*EXERCISE TASK*:
Begin with the line containing "Output the component" and end with the line containing "import * as d3 from 'd3';". Give those lines again exactly, leaving out the images.

*RECORDS FOR THE TASK*:
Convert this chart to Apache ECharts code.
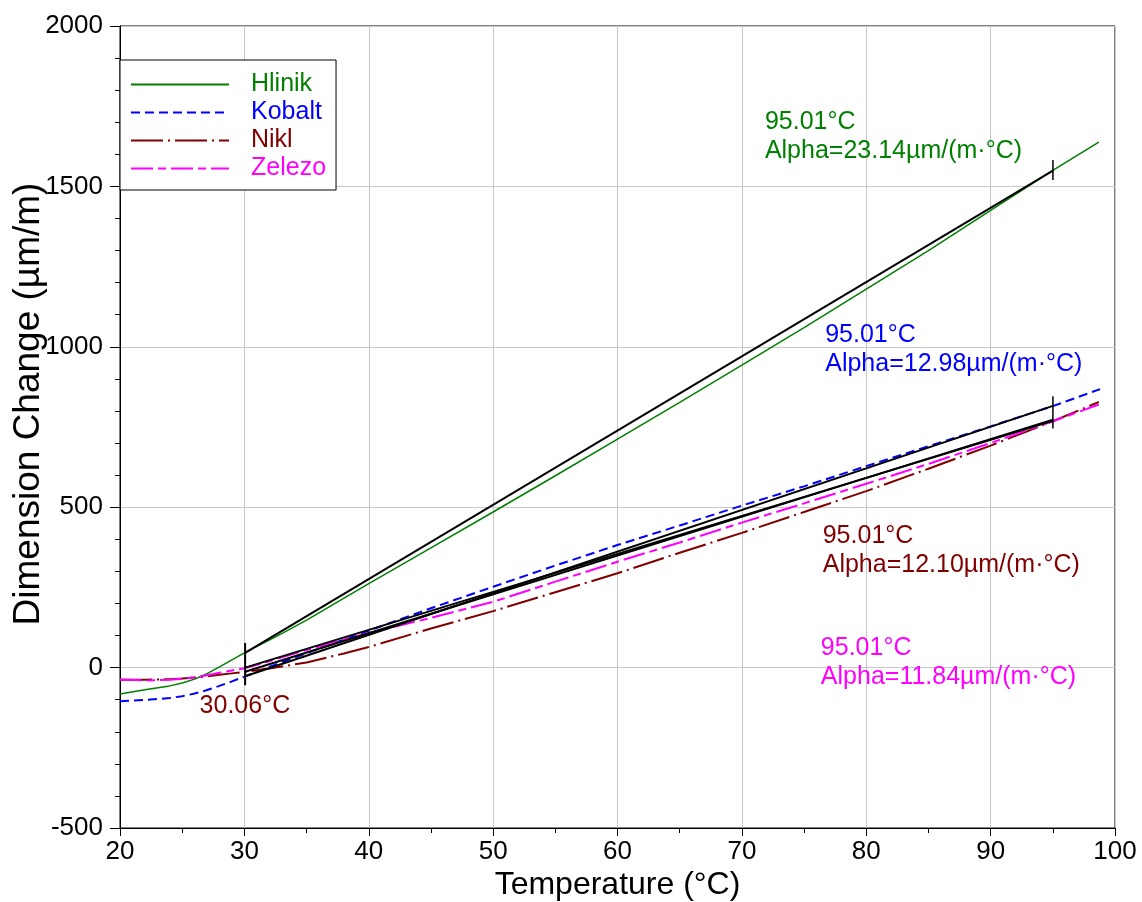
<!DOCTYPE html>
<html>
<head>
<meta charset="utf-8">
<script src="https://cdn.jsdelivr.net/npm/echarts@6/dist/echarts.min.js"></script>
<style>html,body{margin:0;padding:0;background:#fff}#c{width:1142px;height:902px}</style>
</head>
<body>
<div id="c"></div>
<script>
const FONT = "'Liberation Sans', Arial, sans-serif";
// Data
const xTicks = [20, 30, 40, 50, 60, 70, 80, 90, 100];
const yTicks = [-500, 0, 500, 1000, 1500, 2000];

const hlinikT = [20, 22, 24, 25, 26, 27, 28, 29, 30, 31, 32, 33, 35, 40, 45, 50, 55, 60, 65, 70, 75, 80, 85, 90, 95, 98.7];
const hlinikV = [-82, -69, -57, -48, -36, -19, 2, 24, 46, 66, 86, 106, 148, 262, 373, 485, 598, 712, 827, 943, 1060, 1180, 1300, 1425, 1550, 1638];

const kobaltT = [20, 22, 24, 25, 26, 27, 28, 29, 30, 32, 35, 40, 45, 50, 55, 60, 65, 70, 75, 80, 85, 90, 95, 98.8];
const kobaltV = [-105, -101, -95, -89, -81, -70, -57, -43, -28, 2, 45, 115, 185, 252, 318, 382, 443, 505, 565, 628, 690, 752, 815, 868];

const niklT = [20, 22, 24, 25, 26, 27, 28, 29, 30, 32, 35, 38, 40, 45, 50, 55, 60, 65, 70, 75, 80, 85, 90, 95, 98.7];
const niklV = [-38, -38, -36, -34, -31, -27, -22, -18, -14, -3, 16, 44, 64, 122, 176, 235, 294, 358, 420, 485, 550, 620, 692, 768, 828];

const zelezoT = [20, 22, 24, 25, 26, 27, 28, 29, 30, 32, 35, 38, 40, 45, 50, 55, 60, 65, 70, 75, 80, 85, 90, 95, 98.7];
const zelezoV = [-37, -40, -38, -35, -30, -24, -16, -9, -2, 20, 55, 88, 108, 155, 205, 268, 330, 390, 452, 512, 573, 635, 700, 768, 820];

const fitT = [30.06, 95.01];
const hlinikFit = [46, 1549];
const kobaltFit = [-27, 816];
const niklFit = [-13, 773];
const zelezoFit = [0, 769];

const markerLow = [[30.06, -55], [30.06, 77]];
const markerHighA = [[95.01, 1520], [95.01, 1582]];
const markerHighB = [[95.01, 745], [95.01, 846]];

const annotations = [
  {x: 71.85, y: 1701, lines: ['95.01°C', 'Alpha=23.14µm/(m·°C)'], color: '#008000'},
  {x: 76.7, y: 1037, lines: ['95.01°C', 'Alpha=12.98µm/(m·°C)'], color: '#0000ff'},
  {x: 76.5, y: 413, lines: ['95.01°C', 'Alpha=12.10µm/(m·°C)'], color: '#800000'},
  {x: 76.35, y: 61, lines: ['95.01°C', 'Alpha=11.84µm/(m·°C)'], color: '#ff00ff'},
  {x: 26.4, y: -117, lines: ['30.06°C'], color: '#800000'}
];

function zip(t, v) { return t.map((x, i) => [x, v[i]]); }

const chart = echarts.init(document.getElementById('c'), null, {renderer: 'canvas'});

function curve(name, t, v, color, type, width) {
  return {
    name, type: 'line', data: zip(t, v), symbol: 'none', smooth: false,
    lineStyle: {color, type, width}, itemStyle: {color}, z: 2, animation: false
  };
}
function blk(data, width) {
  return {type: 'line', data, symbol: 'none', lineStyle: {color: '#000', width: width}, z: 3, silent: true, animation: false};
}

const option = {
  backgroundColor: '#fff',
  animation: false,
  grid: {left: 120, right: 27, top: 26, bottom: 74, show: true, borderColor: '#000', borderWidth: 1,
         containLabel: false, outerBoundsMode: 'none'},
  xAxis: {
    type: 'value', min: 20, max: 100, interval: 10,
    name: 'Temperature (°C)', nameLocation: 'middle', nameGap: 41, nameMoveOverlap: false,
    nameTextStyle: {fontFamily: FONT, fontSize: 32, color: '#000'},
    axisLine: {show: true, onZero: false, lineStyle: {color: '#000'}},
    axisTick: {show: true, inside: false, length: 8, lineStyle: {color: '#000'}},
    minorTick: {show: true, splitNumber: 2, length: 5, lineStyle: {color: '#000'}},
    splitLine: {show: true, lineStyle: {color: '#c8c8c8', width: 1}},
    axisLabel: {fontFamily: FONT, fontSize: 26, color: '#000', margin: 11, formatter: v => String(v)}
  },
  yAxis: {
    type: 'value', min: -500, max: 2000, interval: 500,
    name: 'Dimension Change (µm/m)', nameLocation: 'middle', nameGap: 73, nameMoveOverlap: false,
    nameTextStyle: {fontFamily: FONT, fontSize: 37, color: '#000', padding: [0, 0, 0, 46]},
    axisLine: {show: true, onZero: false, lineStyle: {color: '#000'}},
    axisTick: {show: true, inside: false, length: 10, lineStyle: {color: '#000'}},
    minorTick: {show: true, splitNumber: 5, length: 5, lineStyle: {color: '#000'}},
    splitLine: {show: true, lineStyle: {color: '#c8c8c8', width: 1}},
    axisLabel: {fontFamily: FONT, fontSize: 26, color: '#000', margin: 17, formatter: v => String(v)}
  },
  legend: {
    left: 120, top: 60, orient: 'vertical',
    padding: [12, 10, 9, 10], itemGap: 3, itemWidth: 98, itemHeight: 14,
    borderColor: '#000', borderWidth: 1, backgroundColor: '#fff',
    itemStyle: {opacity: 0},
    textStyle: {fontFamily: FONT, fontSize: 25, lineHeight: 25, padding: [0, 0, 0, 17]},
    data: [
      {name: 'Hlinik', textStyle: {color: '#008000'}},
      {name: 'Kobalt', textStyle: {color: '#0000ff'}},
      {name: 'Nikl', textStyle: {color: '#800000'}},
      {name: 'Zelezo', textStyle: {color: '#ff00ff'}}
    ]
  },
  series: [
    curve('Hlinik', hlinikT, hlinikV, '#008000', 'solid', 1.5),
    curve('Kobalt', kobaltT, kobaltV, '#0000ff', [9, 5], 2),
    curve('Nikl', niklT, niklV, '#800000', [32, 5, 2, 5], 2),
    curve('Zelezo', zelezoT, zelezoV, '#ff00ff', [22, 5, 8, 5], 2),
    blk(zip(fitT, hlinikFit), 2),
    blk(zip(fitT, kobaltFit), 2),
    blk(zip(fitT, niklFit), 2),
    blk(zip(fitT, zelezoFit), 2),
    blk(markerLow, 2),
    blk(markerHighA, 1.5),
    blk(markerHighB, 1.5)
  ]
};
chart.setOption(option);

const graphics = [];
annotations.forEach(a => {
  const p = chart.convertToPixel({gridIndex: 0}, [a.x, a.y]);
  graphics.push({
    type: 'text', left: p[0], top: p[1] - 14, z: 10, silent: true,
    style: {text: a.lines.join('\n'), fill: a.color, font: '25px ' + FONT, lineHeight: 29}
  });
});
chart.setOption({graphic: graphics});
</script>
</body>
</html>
---
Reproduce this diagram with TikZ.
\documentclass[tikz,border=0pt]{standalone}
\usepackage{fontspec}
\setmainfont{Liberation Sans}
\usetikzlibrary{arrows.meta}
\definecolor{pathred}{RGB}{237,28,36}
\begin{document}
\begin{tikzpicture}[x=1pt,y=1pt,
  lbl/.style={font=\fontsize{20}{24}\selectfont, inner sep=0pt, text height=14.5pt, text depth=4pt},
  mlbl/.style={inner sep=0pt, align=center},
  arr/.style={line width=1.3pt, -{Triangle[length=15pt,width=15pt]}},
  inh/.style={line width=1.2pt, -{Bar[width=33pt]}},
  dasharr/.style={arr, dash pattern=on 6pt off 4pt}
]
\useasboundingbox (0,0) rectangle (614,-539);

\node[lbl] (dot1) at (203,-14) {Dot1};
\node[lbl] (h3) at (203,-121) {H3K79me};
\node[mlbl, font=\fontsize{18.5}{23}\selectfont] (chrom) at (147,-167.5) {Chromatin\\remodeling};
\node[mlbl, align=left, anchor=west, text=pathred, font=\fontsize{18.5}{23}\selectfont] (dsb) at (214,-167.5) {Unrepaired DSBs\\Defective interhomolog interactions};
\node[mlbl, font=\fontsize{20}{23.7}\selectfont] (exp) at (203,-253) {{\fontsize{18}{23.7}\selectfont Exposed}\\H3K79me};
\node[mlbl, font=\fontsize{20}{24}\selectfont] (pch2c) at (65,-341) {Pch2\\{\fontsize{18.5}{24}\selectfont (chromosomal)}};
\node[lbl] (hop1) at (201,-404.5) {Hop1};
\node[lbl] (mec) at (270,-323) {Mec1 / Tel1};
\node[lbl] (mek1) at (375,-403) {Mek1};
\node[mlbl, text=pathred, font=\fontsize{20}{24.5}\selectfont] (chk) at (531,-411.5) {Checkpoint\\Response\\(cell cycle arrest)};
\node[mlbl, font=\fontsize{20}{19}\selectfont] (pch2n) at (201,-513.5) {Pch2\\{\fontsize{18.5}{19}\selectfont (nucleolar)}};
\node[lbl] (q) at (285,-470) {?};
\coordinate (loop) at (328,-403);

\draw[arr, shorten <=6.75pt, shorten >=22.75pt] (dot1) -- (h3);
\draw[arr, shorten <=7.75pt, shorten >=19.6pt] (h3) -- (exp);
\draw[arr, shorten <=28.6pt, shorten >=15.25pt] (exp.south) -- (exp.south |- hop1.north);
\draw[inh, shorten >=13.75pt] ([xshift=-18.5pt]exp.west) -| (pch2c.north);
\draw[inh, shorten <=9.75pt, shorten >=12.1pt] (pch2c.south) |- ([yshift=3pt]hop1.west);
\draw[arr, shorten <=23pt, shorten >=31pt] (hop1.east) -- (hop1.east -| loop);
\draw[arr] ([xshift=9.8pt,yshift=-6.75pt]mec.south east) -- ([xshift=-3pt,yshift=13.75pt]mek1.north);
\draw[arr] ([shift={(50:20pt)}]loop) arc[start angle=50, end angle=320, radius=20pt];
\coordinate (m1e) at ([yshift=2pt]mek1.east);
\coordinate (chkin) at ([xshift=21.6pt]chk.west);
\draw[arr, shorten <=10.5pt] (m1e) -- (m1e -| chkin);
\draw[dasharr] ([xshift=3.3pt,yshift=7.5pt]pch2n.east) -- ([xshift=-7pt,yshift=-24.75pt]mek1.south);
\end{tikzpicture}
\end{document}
==
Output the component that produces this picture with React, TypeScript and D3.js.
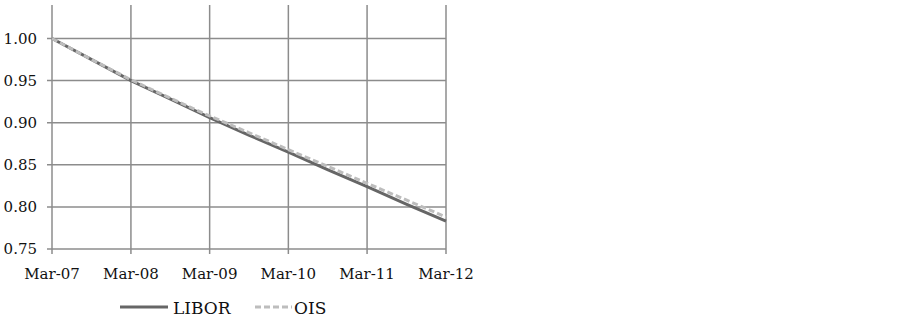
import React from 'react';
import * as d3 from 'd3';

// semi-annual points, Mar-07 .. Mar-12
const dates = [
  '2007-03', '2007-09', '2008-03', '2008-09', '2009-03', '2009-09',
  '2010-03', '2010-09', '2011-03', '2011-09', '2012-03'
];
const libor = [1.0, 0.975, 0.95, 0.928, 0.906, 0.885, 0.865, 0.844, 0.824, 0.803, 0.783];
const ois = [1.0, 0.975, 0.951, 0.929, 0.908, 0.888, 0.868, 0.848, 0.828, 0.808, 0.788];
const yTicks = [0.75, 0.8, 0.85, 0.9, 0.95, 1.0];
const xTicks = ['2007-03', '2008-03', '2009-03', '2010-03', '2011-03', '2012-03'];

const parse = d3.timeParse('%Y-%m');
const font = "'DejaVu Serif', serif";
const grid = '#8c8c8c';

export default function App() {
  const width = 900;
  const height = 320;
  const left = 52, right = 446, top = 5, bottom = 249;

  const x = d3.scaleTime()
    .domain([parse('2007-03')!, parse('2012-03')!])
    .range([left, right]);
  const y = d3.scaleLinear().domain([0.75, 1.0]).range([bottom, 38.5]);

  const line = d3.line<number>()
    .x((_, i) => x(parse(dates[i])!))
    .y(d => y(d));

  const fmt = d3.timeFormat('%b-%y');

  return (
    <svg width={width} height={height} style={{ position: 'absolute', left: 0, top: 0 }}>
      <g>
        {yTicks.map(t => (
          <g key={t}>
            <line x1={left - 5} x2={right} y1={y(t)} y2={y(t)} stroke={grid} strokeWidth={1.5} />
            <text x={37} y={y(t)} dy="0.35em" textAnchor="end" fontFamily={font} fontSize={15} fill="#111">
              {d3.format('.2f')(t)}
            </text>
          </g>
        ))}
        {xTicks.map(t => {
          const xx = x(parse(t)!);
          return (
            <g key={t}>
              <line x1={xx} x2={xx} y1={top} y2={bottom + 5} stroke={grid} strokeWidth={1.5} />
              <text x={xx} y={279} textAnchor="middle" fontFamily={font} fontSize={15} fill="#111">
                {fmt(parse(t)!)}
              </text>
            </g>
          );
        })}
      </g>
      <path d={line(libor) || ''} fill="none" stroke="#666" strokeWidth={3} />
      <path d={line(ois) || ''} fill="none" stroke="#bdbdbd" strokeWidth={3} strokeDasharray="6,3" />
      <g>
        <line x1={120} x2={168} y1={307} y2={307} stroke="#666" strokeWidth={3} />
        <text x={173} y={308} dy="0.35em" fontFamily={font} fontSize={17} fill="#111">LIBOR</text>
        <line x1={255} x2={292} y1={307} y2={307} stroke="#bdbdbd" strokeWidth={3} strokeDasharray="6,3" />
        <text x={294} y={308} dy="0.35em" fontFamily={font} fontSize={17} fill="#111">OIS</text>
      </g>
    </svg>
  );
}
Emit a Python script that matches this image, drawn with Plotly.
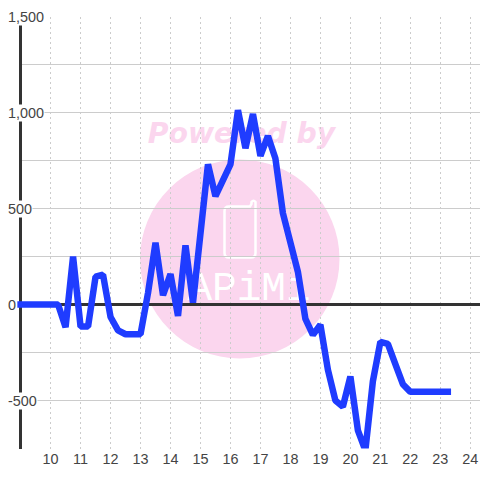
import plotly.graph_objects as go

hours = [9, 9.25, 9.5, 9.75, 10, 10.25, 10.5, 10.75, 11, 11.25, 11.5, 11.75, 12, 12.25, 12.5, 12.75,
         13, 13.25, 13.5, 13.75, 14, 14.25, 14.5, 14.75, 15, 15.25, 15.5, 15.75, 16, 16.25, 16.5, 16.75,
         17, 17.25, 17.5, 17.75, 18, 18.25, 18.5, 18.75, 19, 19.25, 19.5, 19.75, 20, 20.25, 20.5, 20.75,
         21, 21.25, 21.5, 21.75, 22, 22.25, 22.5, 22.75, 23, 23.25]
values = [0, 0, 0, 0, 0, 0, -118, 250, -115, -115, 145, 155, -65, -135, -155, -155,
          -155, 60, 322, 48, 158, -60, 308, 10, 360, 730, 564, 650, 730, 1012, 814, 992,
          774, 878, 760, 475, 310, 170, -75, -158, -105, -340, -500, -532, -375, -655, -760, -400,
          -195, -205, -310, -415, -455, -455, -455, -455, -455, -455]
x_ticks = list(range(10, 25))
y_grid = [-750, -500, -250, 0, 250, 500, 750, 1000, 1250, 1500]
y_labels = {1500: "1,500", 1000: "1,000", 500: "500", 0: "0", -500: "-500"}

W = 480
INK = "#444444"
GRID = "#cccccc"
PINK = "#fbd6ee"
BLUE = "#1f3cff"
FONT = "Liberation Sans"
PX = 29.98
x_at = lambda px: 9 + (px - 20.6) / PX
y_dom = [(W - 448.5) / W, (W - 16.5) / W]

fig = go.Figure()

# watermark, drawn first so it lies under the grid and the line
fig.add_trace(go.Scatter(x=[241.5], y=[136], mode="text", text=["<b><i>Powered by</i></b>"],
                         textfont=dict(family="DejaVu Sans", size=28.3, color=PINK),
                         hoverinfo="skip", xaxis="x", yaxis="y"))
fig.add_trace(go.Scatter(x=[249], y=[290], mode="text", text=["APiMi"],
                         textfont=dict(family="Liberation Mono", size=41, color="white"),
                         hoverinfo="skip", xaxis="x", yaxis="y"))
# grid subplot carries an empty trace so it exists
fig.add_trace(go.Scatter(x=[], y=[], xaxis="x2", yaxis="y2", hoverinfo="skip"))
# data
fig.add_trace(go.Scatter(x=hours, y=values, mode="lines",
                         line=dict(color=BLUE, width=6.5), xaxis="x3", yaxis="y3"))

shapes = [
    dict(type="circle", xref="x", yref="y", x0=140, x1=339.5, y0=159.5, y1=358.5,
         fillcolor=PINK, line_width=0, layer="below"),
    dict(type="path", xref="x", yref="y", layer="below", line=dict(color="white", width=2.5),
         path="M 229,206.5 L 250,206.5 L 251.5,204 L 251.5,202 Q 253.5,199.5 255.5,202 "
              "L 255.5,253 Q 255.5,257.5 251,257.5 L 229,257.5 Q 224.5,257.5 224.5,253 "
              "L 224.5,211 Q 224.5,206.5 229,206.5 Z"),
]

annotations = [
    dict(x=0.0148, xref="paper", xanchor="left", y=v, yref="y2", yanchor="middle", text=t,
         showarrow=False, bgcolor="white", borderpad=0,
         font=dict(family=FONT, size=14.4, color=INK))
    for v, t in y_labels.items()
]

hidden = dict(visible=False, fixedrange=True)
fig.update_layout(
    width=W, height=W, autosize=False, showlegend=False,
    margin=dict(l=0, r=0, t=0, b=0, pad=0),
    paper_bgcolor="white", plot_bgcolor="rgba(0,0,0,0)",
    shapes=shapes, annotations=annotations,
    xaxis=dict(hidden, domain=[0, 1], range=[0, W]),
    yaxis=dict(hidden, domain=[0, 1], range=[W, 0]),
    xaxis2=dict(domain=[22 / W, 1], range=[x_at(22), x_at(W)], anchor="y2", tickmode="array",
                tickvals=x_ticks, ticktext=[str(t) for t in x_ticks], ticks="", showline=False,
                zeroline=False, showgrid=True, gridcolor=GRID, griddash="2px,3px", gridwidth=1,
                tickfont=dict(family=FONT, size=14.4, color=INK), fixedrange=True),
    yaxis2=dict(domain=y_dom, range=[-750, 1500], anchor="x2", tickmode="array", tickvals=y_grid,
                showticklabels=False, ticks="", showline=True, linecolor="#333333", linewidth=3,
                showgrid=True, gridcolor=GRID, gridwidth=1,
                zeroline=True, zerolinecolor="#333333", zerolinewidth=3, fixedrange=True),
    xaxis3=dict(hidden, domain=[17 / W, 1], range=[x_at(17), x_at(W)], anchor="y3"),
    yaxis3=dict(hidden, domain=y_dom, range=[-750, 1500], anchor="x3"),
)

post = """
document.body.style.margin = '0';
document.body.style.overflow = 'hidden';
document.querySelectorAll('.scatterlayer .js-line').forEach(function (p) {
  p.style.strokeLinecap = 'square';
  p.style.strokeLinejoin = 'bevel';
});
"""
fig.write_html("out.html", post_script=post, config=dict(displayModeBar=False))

*RESULT OF THE TASK*:
Output the component that produces this picture with React, TypeScript and D3.js.
import React from 'react';
import * as d3 from 'd3';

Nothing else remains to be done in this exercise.